**Data extracted from a collection**
◇ ◇ ◇ ◇

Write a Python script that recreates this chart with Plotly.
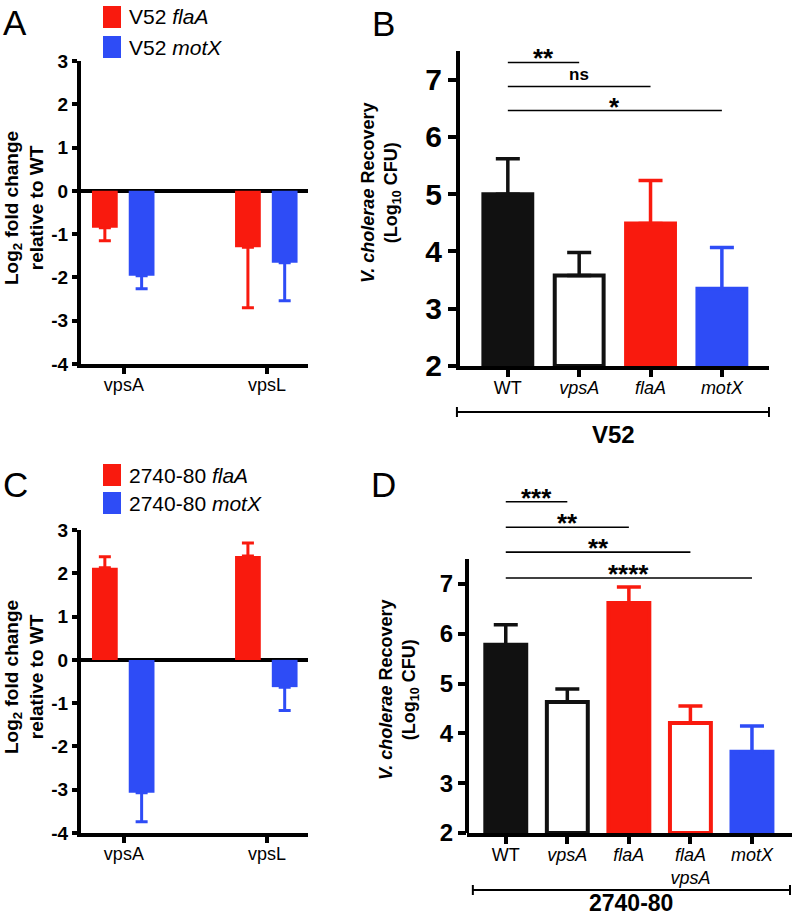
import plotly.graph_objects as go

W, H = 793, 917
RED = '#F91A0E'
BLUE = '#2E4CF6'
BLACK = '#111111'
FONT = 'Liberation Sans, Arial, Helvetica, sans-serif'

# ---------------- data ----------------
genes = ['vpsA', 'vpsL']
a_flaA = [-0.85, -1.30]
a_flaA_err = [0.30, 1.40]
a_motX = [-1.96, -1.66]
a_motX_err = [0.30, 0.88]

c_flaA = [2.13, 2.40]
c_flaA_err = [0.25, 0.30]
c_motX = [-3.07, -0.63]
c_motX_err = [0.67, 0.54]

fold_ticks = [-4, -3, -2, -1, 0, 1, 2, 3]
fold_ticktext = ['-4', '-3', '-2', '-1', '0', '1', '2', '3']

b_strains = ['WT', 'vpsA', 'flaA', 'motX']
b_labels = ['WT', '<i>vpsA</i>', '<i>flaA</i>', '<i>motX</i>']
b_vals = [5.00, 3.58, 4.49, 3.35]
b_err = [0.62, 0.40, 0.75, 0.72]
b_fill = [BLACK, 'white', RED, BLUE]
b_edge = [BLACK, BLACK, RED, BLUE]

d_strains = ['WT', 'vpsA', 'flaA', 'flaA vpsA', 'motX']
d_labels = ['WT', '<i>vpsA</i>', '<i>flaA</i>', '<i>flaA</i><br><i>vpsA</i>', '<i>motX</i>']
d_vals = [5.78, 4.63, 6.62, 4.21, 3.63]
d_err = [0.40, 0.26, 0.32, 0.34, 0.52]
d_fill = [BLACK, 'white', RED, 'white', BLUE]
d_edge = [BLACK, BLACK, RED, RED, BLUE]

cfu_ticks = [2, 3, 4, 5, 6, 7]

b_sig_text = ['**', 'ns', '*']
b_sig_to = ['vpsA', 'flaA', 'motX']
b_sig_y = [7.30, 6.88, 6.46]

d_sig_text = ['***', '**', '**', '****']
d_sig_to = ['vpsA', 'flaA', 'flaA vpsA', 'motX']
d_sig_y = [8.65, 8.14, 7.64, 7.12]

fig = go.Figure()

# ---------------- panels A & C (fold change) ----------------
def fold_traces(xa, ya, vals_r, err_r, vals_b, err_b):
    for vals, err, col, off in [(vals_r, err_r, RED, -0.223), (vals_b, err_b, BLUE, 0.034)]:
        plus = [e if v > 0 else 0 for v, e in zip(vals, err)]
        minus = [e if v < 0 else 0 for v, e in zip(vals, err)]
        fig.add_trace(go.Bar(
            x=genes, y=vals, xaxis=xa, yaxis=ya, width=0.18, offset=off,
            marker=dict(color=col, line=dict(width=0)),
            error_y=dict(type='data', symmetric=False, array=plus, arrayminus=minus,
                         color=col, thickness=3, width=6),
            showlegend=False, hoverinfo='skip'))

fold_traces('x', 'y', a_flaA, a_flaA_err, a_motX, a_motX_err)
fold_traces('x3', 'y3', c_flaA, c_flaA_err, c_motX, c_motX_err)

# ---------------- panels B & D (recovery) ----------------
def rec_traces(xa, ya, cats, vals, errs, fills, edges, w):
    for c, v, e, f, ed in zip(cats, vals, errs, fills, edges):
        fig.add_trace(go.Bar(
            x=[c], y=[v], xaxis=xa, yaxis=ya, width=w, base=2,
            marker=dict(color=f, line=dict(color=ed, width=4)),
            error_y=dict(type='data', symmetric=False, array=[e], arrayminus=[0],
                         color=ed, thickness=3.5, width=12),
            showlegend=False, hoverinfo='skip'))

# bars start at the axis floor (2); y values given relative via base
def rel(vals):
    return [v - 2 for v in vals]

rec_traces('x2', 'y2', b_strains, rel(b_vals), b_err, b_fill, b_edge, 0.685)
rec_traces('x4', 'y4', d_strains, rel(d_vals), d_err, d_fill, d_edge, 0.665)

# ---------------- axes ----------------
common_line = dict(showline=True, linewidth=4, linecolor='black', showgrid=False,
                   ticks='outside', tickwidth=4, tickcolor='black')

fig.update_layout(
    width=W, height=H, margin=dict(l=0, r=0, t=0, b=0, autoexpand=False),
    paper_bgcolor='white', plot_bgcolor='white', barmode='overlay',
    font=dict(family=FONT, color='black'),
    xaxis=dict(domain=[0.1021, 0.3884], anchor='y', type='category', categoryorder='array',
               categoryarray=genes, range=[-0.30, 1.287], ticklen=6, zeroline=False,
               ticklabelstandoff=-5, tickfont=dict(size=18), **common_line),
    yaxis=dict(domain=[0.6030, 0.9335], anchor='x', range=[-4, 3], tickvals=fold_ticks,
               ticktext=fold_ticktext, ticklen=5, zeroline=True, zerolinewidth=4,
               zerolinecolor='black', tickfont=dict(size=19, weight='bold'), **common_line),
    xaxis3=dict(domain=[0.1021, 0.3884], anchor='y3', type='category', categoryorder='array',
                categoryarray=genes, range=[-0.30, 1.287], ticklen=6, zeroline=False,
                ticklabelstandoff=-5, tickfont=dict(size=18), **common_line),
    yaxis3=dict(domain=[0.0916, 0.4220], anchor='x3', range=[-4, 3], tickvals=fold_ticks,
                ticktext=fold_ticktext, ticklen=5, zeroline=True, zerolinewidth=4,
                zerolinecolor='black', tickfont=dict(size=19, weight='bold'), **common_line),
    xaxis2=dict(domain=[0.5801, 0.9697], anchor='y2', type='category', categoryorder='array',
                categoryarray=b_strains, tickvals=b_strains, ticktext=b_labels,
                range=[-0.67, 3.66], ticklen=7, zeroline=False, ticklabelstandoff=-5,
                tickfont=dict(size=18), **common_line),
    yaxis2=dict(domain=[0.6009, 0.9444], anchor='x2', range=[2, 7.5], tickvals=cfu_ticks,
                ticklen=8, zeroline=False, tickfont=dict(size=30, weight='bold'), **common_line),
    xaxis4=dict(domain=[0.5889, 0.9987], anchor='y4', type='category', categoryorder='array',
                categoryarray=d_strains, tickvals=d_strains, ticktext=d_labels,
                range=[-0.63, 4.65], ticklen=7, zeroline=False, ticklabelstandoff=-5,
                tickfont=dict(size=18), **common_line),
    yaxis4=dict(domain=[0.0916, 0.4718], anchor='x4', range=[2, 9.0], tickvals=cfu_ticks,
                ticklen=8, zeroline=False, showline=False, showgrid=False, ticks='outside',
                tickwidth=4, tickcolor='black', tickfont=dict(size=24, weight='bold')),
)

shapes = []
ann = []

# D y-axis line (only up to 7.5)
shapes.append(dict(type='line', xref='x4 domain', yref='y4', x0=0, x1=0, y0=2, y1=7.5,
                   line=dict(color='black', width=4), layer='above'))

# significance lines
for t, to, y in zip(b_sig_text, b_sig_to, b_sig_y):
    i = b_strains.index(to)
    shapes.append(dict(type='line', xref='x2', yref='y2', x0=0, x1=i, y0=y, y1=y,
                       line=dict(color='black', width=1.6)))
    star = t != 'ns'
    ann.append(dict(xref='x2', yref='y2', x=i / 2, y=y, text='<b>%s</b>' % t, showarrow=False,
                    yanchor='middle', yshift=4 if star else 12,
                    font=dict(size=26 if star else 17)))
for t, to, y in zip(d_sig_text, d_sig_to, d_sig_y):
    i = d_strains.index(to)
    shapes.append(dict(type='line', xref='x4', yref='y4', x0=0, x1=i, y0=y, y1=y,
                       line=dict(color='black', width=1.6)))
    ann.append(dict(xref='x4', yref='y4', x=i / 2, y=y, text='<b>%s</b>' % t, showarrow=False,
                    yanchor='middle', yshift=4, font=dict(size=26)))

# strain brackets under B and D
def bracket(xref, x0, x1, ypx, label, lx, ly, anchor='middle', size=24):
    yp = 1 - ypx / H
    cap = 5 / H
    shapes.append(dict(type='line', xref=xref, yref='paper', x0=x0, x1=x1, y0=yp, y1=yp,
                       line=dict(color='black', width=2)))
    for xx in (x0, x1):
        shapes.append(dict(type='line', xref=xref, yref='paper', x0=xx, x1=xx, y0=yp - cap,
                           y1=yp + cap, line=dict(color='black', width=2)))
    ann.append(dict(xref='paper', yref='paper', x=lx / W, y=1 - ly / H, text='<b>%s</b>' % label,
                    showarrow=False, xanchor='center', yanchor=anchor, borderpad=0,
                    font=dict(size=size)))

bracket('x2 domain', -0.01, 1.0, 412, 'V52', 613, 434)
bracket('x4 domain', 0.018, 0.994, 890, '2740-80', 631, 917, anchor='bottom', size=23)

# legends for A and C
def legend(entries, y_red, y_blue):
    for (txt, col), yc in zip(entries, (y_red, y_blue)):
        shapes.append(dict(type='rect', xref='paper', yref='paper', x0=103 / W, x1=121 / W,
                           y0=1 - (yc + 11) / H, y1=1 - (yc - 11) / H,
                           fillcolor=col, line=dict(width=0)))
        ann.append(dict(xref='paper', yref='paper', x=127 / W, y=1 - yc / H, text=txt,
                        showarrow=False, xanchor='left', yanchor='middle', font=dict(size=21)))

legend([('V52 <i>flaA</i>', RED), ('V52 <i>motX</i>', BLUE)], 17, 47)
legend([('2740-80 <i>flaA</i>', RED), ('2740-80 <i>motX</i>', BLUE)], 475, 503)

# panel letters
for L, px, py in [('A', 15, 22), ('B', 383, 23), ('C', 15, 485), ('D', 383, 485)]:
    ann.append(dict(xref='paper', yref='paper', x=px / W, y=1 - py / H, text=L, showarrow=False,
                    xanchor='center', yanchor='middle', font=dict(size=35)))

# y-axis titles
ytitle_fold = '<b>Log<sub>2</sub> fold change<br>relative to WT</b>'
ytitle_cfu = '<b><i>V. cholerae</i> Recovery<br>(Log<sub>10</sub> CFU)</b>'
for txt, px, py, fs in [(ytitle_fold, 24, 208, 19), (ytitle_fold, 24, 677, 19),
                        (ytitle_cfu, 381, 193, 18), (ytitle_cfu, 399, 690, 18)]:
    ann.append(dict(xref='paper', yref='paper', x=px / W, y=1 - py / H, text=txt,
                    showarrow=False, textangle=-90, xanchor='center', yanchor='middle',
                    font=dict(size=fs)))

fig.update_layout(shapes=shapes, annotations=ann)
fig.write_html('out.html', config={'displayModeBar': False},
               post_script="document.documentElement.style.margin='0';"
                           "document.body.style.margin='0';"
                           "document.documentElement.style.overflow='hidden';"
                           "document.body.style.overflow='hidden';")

◇ ◇ ◇ ◇

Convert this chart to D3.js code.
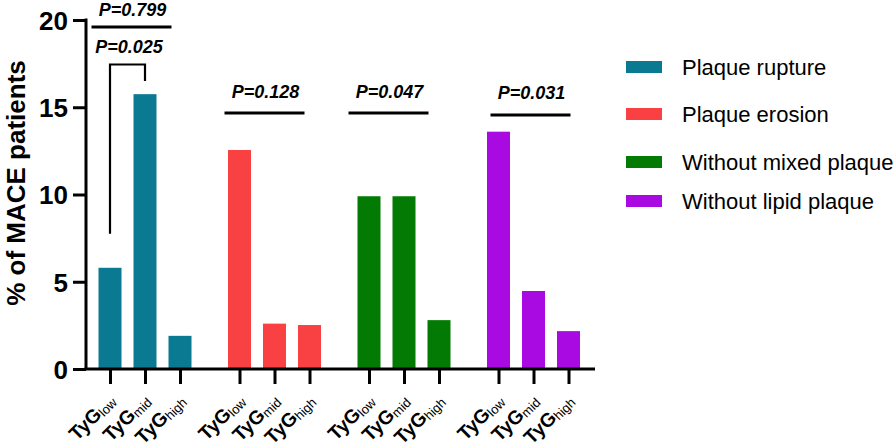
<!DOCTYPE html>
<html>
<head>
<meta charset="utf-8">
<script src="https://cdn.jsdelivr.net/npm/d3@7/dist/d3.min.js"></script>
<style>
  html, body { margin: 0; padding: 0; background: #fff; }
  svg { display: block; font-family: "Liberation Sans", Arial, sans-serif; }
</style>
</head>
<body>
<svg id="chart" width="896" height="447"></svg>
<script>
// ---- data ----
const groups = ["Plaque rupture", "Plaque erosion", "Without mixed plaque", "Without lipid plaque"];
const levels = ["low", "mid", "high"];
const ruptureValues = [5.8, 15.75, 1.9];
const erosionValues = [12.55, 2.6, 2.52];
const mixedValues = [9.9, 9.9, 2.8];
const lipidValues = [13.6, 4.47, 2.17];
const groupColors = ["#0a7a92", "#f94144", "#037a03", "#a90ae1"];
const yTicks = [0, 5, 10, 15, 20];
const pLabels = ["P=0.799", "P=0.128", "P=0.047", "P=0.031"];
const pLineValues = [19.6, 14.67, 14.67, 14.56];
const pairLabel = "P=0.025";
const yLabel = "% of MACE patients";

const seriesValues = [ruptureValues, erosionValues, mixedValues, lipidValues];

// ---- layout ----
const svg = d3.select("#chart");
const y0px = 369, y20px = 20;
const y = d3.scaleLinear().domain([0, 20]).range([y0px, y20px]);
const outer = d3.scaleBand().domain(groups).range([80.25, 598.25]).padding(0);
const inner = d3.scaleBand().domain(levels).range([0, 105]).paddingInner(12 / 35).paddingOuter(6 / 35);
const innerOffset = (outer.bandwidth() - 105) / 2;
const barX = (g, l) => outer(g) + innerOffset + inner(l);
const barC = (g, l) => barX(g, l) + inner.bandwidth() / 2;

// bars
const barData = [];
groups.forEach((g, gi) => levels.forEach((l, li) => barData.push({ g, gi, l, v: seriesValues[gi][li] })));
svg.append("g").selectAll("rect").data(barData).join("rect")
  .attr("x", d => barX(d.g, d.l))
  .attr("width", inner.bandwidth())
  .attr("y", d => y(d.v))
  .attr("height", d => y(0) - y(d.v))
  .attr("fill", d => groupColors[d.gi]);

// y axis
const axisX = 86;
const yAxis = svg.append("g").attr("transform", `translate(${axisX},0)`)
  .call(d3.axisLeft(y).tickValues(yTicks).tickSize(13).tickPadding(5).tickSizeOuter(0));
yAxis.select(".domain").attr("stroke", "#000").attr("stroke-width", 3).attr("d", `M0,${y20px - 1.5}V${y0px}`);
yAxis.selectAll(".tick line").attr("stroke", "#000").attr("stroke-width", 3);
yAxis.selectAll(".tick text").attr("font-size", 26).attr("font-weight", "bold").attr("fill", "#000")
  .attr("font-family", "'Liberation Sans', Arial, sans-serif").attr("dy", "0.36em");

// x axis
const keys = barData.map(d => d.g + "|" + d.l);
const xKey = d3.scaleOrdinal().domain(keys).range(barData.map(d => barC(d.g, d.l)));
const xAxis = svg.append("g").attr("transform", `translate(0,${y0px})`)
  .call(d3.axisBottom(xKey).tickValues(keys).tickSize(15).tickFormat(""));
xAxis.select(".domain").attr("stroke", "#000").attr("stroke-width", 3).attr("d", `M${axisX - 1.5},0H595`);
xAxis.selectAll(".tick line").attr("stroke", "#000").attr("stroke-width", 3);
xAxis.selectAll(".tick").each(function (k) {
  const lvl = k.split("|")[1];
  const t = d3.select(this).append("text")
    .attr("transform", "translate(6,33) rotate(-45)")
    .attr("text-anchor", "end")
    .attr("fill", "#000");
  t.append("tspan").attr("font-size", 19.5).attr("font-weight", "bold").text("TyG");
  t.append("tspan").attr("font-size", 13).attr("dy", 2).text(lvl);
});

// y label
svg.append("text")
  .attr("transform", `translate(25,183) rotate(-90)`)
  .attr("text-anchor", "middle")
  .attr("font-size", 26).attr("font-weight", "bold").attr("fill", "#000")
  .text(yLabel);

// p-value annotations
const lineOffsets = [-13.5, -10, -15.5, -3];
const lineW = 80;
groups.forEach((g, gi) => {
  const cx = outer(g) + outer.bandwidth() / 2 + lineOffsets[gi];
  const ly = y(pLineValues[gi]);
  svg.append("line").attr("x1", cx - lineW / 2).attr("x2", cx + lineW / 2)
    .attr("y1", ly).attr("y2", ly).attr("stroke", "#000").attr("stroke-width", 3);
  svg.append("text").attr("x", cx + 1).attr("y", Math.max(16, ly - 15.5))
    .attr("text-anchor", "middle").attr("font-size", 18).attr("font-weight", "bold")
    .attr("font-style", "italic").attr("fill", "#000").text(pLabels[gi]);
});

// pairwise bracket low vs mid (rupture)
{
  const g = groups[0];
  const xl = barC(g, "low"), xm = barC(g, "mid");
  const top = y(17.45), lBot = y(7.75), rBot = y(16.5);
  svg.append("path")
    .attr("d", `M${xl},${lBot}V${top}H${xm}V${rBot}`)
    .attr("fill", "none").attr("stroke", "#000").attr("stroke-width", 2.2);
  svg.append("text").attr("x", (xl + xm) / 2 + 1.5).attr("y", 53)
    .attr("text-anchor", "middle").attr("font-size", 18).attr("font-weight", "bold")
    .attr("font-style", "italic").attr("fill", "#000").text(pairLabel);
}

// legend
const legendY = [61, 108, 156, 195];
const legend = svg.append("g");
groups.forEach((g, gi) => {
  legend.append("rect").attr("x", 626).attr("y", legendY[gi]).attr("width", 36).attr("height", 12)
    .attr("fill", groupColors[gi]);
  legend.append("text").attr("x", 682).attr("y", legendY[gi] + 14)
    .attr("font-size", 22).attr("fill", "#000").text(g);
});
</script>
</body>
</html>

◇ ◇ ◇ ◇

**PROMPT**
Gather all lines where the word "this" appears.

**RESULT**
Write a Python script that recreates this chart with Plotly.
Convert this chart to D3.js code.
  const t = d3.select(this).append("text")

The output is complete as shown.